I’m not one of those people who will stay up until 4am talking about a fight or disagreement so that “the sun doesn’t go down on our anger.” I think it’s okay not to take that verse 100% literally – we should resolve our disagreements as quickly as possible, but sometimes it’s just too late and we’re too tired and upset. We have to sleep on it. Those are the times when it’s scary to be in bed together . . . you know it hasn’t been resolved, but here you are, sharing a bed. What are you supposed to do?

All the complicated wars
They end pretty simple
Here when the lights go down
We roll to the middle

No matter how my pride resists
No matter how this wall feels true
No matter how I can’t be sure
That you’re gonna roll in too
No matter what, no matter what
I’m going to reach for you

I was listening to the new Sara Groves CD this morning, and that song really hit me as being very much what marriage is about. Rolling to the middle of the bed, even after you have both said and heard the worst possible things (which is easy to do, since you know each other so well). Making that first move, and being the one to put your pride aside. For some reason, it’s always easier for me to do that in bed, when the lights are off. To say I’m sorry or I forgive you. And to let the holding and the closeness heal that anger and hurt.

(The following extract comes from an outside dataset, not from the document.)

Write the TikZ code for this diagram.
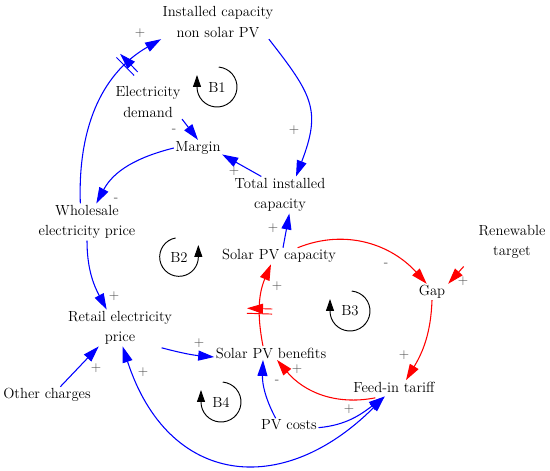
\documentclass[tikz,border=0pt]{standalone}
\usetikzlibrary{arrows.meta,decorations.markings}

\tikzset{
  var/.style={align=center, inner sep=1pt, font=\fontsize{11}{15.5}\selectfont},
  sgn/.style={inner sep=0pt, text=black!70, font=\fontsize{10}{12}\selectfont},
  link/.style={draw=blue, line width=0.8pt, -{Triangle[length=12pt,width=7.5pt]}},
  redlink/.style={link, draw=red},
  loopsym/.style={draw=black, line width=0.7pt, -{Triangle[length=9pt,width=6pt]}},
  delaymark/.style 2 args={postaction={decorate, decoration={markings, mark=at position #1 with {
      \draw[draw=#2, line width=0.7pt] (-1.9pt,-9.5pt) -- (-1.9pt,9.5pt) (1.9pt,-9.5pt) -- (1.9pt,9.5pt);}}}},
}

\begin{document}
\begin{tikzpicture}[x=0.75pt,y=0.75pt]
\useasboundingbox (0,0) rectangle (550,471);

% Variables
\node[var] (inst) at (218,449) {Installed capacity\\non solar PV};
\node[var] (dem) at (148,369) {Electricity\\demand};
\node[var] (mar) at (198,323) {Margin};
\node[var] (tot) at (280,276) {Total installed\\capacity};
\node[var] (wsp) at (87,249) {Wholesale\\electricity price};
\node[var] (spc) at (279,215) {Solar PV capacity};
\node[var] (ren) at (512,229) {Renewable\\target};
\node[var] (gap) at (432,179) {Gap};
\node[var] (rep) at (120,143) {Retail electricity\\price};
\node[var] (spb) at (271,118) {Solar PV benefits};
\node[var] (fit) at (394,84) {Feed-in tariff};
\node[var] (oth) at (47,76) {Other charges};
\node[var] (pvc) at (289,46) {PV costs};

% Loop markers
\node[var] (b1) at (217,384) {B1};
\node[var] (b2) at (179,214) {B2};
\node[var] (b3) at (350,160) {B3};
\node[var] (b4) at (221,69) {B4};
\draw[loopsym] ([shift={(85:15pt)}]b1.center) arc[start angle=85, end angle=-180, radius=15pt] -- ++(0,9pt);
\draw[loopsym] ([shift={(100:14.5pt)}]b2.center) arc[start angle=100, end angle=360, radius=14.5pt] -- ++(0,9pt);
\draw[loopsym] ([shift={(85:15pt)}]b3.center) arc[start angle=85, end angle=-180, radius=15pt] -- ++(0,9pt);
\draw[loopsym] ([shift={(85:15pt)}]b4.center) arc[start angle=85, end angle=-180, radius=15pt] -- ++(0,9pt);

% Blue links
\draw[link, delaymark={0.78}{blue}] ([xshift=-5pt]wsp.north) to[out=92, in=210] (inst.south west);
\draw[link] ([xshift=-4.5pt]inst.south east) to[out=-52, in=69, looseness=1.3] ([xshift=12pt]tot.north);
\draw[link] (dem.south east) -- (mar.north);
\draw[link] ([xshift=-14pt]tot.north) -- (mar.-15);
\draw[link] (mar.west) to[out=194, in=62] ([xshift=7pt]wsp.north);
\draw[link] (wsp.south) to[out=-90, in=118] ([xshift=-10pt]rep.north);
\draw[link] ([xshift=3pt]spc.north) -- ([xshift=7pt]tot.south);
\draw[link] ([xshift=-9pt,yshift=-1pt]rep.south east) to[bend right=5] ([yshift=-3pt]spb.west);
\draw[link] ([xshift=10pt]oth.north) -- ([xshift=-16pt]rep.south);
\draw[link] ([xshift=-10pt]pvc.north) to[out=118, in=268] ([xshift=-6pt]spb.south);
\draw[link] ([yshift=-2pt]pvc.east) to[out=5, in=217] ([xshift=-7pt,yshift=-2pt]fit.south);
\draw[link, {Triangle[length=12pt,width=7.5pt]}-{Triangle[length=12pt,width=7.5pt]}] ([xshift=2pt]rep.south) to[out=-72, in=225, looseness=1.4] ([xshift=-7pt,yshift=-2pt]fit.south);

% Red links
\draw[redlink] ([xshift=14pt]spc.north) to[out=22, in=132] ([xshift=-4pt]gap.north);
\draw[redlink] ([xshift=-10pt,yshift=-4.5pt]ren.south west) -- ([xshift=1pt]gap.north east);
\draw[redlink] (gap.south) to[out=-92, in=59] ([xshift=9pt]fit.north);
\draw[redlink] ([xshift=-14pt,yshift=-3pt]fit.south) to[out=191, in=-50] ([xshift=4.5pt]spb.south);
\draw[redlink, delaymark={0.42}{red}] ([xshift=-6pt]spb.north) to[out=101, in=247] ([xshift=-6pt]spc.south);

% Polarities
\node[sgn] (s1) at (140,438) {+};
\node[sgn] (s2) at (294,341) {+};
\node[sgn] (s3) at (174,340) {-};
\node[sgn] (s4) at (234,300) {+};
\node[sgn] (s5) at (116,271) {-};
\node[sgn] (s6) at (114,175) {+};
\node[sgn] (s7) at (273,243) {+};
\node[sgn] (s8) at (386,206) {-};
\node[sgn] (s9) at (463,190) {+};
\node[sgn] (s10) at (404,116) {+};
\node[sgn] (s11) at (297,102) {+};
\node[sgn] (s12) at (277,89) {-};
\node[sgn] (s13) at (277,185) {+};
\node[sgn] (s14) at (199,128) {+};
\node[sgn] (s15) at (96,103) {+};
\node[sgn] (s16) at (143,99) {+};
\node[sgn] (s17) at (349,62) {+};

\end{tikzpicture}
\end{document}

I was thinking about our bed today, not because we have had any big fights recently, but because my favorite thing about our new house (not the dishwasher, surprisingly enough) is the central air and heat. We’ve had baseboard heat and a window air conditioning unit since we were married. That meant that we couldn’t touch in the summer without being all sticky, and in the winter it would either be too warm or too chilly in our apartment. But the past few nights in our house, we’ve been able to be close all night long without either of us getting too hot or having to move. That never happens. It’s a small thing, but it makes me really happy to wake up in the middle with Mike.